(Reuters) - Forecasts for a return to dry weather for the balance of January in the already drought-stricken U.S. western Midwest and Plains are renewing worries among agriculture interests following the worst drought in more than 50 years in 2012.
“Dry weather will prevail in core drought areas of the western Midwest and Central Plains through the last half of January,” said Joel Widenor, agricultural meteorologist for Commodity Weather Group. “This will also prevent any long-term stabilization in river levels in the middle Mississippi River Valley.”
Heavy rainfall over the weekend in the southern Midwest provided much-needed soil moisture in some areas and also boosted river water levels, an agricultural meteorologist said on Tuesday.

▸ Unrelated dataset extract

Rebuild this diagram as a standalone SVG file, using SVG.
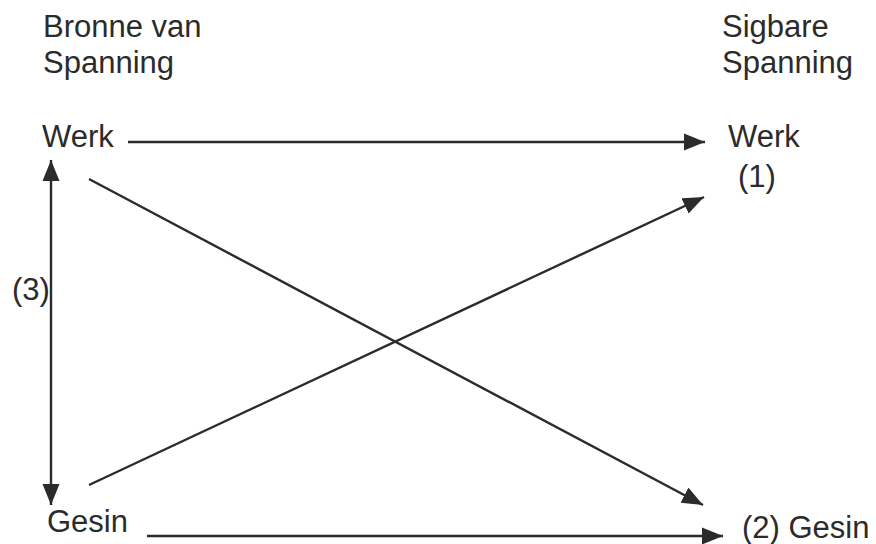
<svg xmlns="http://www.w3.org/2000/svg" width="876" height="544" viewBox="0 0 876 544">
<style>
text{font-family:"Liberation Sans",Arial,sans-serif;font-size:31px;fill:#2b2b2b}
.c{stroke:#2b2b2b;stroke-width:2.4;fill:none;marker-end:url(#ah)}
</style>
<defs>
<marker id="ah" markerUnits="userSpaceOnUse" markerWidth="24" markerHeight="20" refX="21" refY="9" orient="auto-start-reverse">
<path d="M0,0.5 L21,9 L0,17.5 z" fill="#2b2b2b"/>
</marker>
</defs>
<rect width="876" height="544" fill="#fff"/>
<g id="hdr-left"><text x="43" y="37">Bronne van</text><text x="43" y="73">Spanning</text></g>
<g id="hdr-right"><text x="722" y="37">Sigbare</text><text x="722" y="73">Spanning</text></g>
<g id="werk-src"><text x="42" y="147">Werk</text></g>
<g id="gesin-src"><text x="47" y="532">Gesin</text></g>
<g id="werk-tgt"><text x="728" y="147">Werk</text><text x="738" y="187">(1)</text></g>
<g id="gesin-tgt"><text x="742" y="538">(2) Gesin</text></g>
<g id="label3"><text x="12" y="300">(3)</text></g>
<g id="connectors">
<line class="c" x1="128" y1="142" x2="705" y2="142"/>
<line class="c" x1="51" y1="160" x2="51" y2="505" style="marker-start:url(#ah)"/>
<line class="c" x1="89" y1="179" x2="703" y2="505"/>
<line class="c" x1="89" y1="485" x2="704" y2="197"/>
<line class="c" x1="147" y1="536" x2="723" y2="536"/>
</g>
</svg>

However, the western Midwest and Plains States, areas where nearly all of the U.S. hard red winter wheat is grown, remained dry, and there are no forecasts for drought-relieving rain or snow soon.
Rainfall over the weekend was concentrated in the southern and southeast Midwest and helped boost river shipping prospects on the main U.S. waterway, the Mississippi River.
“It certainly was welcome and lifted the water level south of St. Louis,” said Don Keeney, meteorologist for MDA EarthSat Weather. “The only problem now is it looks dry for about two weeks, so water levels will be receding again.”
Two to four inches of rain, and up to five inches in some areas, were received over a broad area of the U.S. Delta and southern Midwest, he said.
Keeney said a cold snap this week may have caused some minor winterkill in areas of western Nebraska, and a blast of cold Arctic air is expected next week centered on the Midwest.
“It will drop to the single digits in the north, so this will need to be watched for some possible harm to some wheat,” he said. The bitter cold will not reach into the U.S. Plains hard red winter wheat region, he added.
The U.S. Plains remained tightly gripped by a severe drought, according to a report issued last week by a consortium of federal and state climatology experts, and fears mounted that another hot, dry year could lie ahead for key crop-growing and cattle-grazing regions.
The government declared much of the central and southern U.S. Wheat Belt a natural disaster area last Wednesday due to persistent drought threatening the winter wheat harvest.
In its first disaster declaration of the new year, the Agriculture Department made growers in large portions of four major wheat-growing states - Kansas, Colorado, Oklahoma and Texas - eligible for low-interest emergency loans.